Menanggapi hal ini, seorang profesor teologi di University of Latvia, Valdis Teraudkalns, mengatakan bahwa ia memang tidak setuju dengan pandangan Kirill dan Gereja Ortodoks Rusia. Namun, ia punya pandangan sendiri soal proposal Levits untuk memisahkan gereja dan negara Latvia.
"Ini sebuah intervensi yang mengejutkan dari negara kepada gereja yang mengingatkan pada Latvia di bawah Uni Soviet. Kala itu, negara berusaha memutus hubungan antara Katolik dan Paus di Roma," ungkap Teraudkalns, dilansir La Prensa Latina.

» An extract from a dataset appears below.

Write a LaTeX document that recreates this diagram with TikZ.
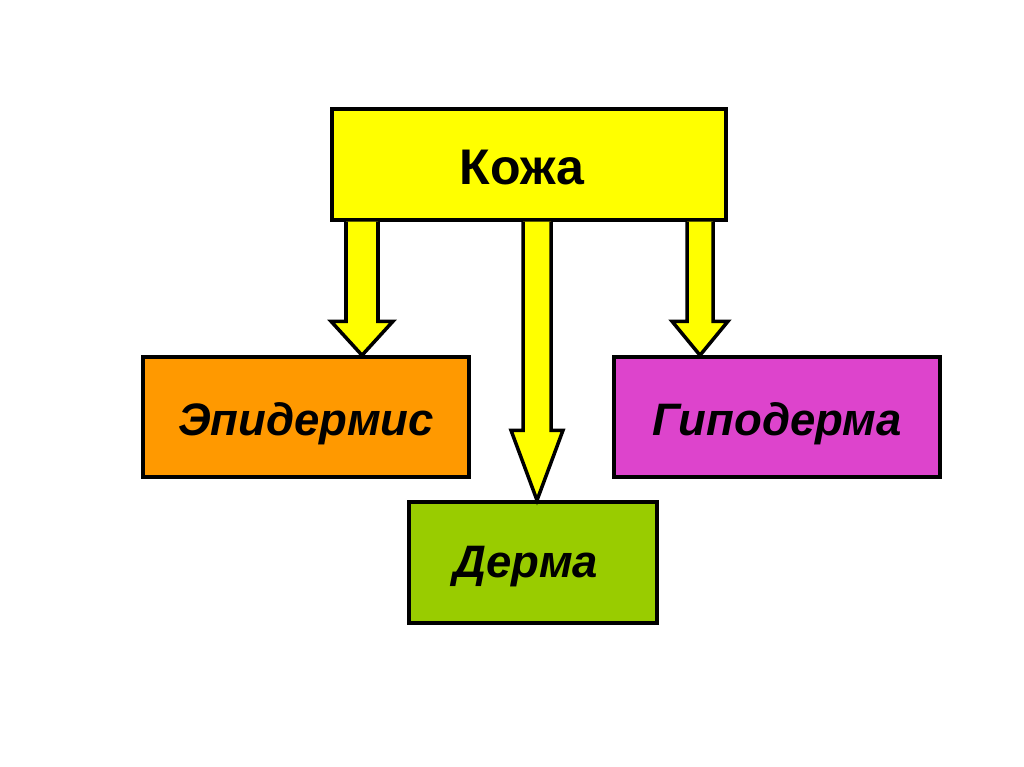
\documentclass[tikz,border=0pt]{standalone}
\usepackage{fontspec}
\setmainfont{Liberation Sans}
\usepackage{xcolor}
\usepackage{tikz}
\usetikzlibrary{calc}

\definecolor{kozhayellow}{HTML}{FFFF00}
\definecolor{epidorange}{HTML}{FF9900}
\definecolor{gipomagenta}{HTML}{DD44CC}
\definecolor{dermagreen}{HTML}{99CC00}

% block arrow: #1 x of the shaft, #2 from node, #3 to node, #4 half shaft, #5 half head, #6 head length
\newcommand{\blockdown}[6]{%
    \draw [blockarrow]
        ($(#1,0 |- #2.south)+(-#4,0)$) -- ($(#1,0 |- #3.north)+(-#4,-#6)$)
        -- ($(#1,0 |- #3.north)+(-#5,-#6)$) -- (#1,0 |- #3.north)
        -- ($(#1,0 |- #3.north)+(#5,-#6)$) -- ($(#1,0 |- #3.north)+(#4,-#6)$)
        -- ($(#1,0 |- #2.south)+(#4,0)$);
}

\begin{document}
\begin{tikzpicture}[
    x=0.02cm, y=-0.02cm,
    box/.style={rectangle, draw, line width=2pt, inner sep=0pt, text depth=0pt, text height=0.72cm,
        font=\fontsize{25.9}{30}\selectfont\bfseries\itshape},
    blockarrow/.style={draw, line width=2pt, fill=kozhayellow, line join=miter}
]
    \useasboundingbox (0,0) rectangle (1024,767);

    % Nodes
    \node (kozha) [box, fill=kozhayellow, minimum width=7.88cm, minimum height=2.22cm, text height=0.82cm,
        font=\fontsize{28.5}{34}\selectfont\bfseries] at (529,164.5) {\hspace*{-0.28cm}Кожа};
    \node (epid) [box, fill=epidorange, minimum width=6.52cm, minimum height=2.4cm] at (306,417) {Эпидермис};
    \node (gipo) [box, fill=gipomagenta, minimum width=6.52cm, minimum height=2.4cm] at (777,417) {Гиподерма};
    \node (derma) [box, fill=dermagreen, minimum width=4.96cm, minimum height=2.42cm, text height=0.58cm]
        at (533,562.5) {\hspace*{-0.28cm}Дерма};

    % Arrows
    \blockdown{362}{kozha}{epid}{16}{31}{34}
    \blockdown{537}{kozha}{derma}{14}{26}{70}
    \blockdown{700}{kozha}{gipo}{13}{28}{34}

\end{tikzpicture}
\end{document}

"Ini tergantung pada Gereja Ortodoks Latvia untuk melanjutkan dan memutus hubungan dengan Kirill lewat prosedur yang ada di dalam gereja itu sendiri. Ini akan menjadi langkah yang menyerupai pada masa Soviet," sambungnya.
Ia juga mengatakan bahwa Gereja Ortodoks Latvia, pada praktiknya, hampir keseluruhannya berjalan sendiri atau independen dari Moskow. Hal itu sesuai dalam kesepakatan pada periode kemerdekaan Latvia di tahun 1920-1930-an.
Sampai saat ini, diperkirakan terdapat 350 ribu warga Latvia yang menganut agama Ortodoks, mayoritas di antaranya adalah warga penutur Bahasa Rusia.